§ 2. In what manner it assists Production.
But, though credit is never anything more than a transfer of capital from hand to hand, it is generally, and [pg 326] naturally, a transfer to hands more competent to employ the capital efficiently in production. If there were no such thing as credit, or if, from general insecurity and want of confidence, it were scantily practiced, many persons who possess more or less of capital, but who from their occupations, or for want of the necessary skill and knowledge, can not personally superintend its employment, would derive no benefit from it: their funds would either lie idle, or would be, perhaps, wasted and annihilated in unskillful attempts to make them yield a profit. All this capital is now lent at interest, and made available for production. Capital thus circumstanced forms a large portion of the productive resources of any commercial country, and is naturally attracted to those producers or traders who, being in the greatest business, have the means of employing it to most advantage, because such are both the most desirous to obtain it and able to give the best security. Although, therefore, the productive funds of the country are not increased by credit, they are called into a more complete state of productive activity. As the confidence on which credit is grounded extends itself, means are developed by which even the smallest portions of capital, the sums which each person keeps by him to meet contingencies, are made available for productive uses. The principal instruments for this purpose are banks of deposit. Where these do not exist, a prudent person must keep a sufficient sum unemployed in his own possession to meet every demand which he has even a slight reason for thinking himself liable to.
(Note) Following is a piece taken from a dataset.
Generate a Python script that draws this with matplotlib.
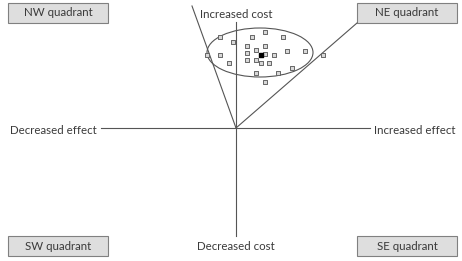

When the practice, however, has grown up of keeping this reserve not in his own custody, but with a banker, many small sums, previously lying idle, become aggregated in the banker's hands; and the banker, being taught by experience what proportion of the amount is likely to be wanted in a given time, and knowing that, if one depositor happens to require more than the average, another will require less, is able to lend the remainder, that is, the far greater part, to producers and dealers: thereby adding the amount, not indeed to the capital in existence, [pg 327] but to that in employment, and making a corresponding addition to the aggregate production of the community.
While credit is thus indispensable for rendering the whole capital of the country productive, it is also a means by which the industrial talent of the country is turned to better account for purposes of production. Many a person who has either no capital of his own, or very little, but who has qualifications for business which are known and appreciated by some possessors of capital, is enabled to obtain either advances in money, or, more frequently, goods on credit, by which his industrial capacities are made instrumental to the increase of the public wealth.
Such are, in the most general point of view, the uses of credit to the productive resources of the world. But these considerations only apply to the credit given to the industrious classes—to producers and dealers. Credit given by dealers to unproductive consumers is never an addition, but always a detriment, to the sources of public wealth. It makes over in temporary use, not the capital of the unproductive classes to the productive, but that of the productive to the unproductive.
§ 3. Function of Credit in economizing the use of Money.
But a more intricate portion of the theory of Credit is its influence on prices; the chief cause of most of the mercantile phenomena which perplex observers. In a state of commerce in which much credit is habitually given, general prices at any moment depend much more upon the state of credit than upon the quantity of money. For credit, though it is not productive power, is purchasing power; and a person who, having credit, avails himself of it in the purchase of goods, creates just as much demand for the goods, and tends quite as much to raise their price, as if he made an equal amount of purchases with ready money.
The credit which we are now called upon to consider, as a distinct purchasing power, independent of money, is of course not credit in its simplest form, that of money lent by one person to another, and paid directly into his hands; for, when the borrower expends this in purchases, he makes the [pg 328] purchases with money, not credit, and exerts no purchasing power over and above that conferred by the money. The forms of credit which create purchasing power are those in which no money passes at the time, and very often none passes at all, the transaction being included with a mass of other transactions in an account, and nothing paid but a balance. This takes place in a variety of ways, which we shall proceed to examine, beginning, as is our custom, with the simplest.
First: Suppose A and B to be two dealers, who have transactions with each other both as buyers and as sellers. A buys from B on credit. B does the like with respect to A. At the end of the year, the sum of A's debts to B is set against the sum of B's debts to A, and it is ascertained to which side a balance is due. This balance, which may be less than the amount of many of the transactions singly, and is necessarily less than the sum of the transactions, is all that is paid in money; and perhaps even this is not paid, but carried over in an account current to the next year. A single payment of a hundred pounds may in this manner suffice to liquidate a long series of transactions, some of them to the value of thousands.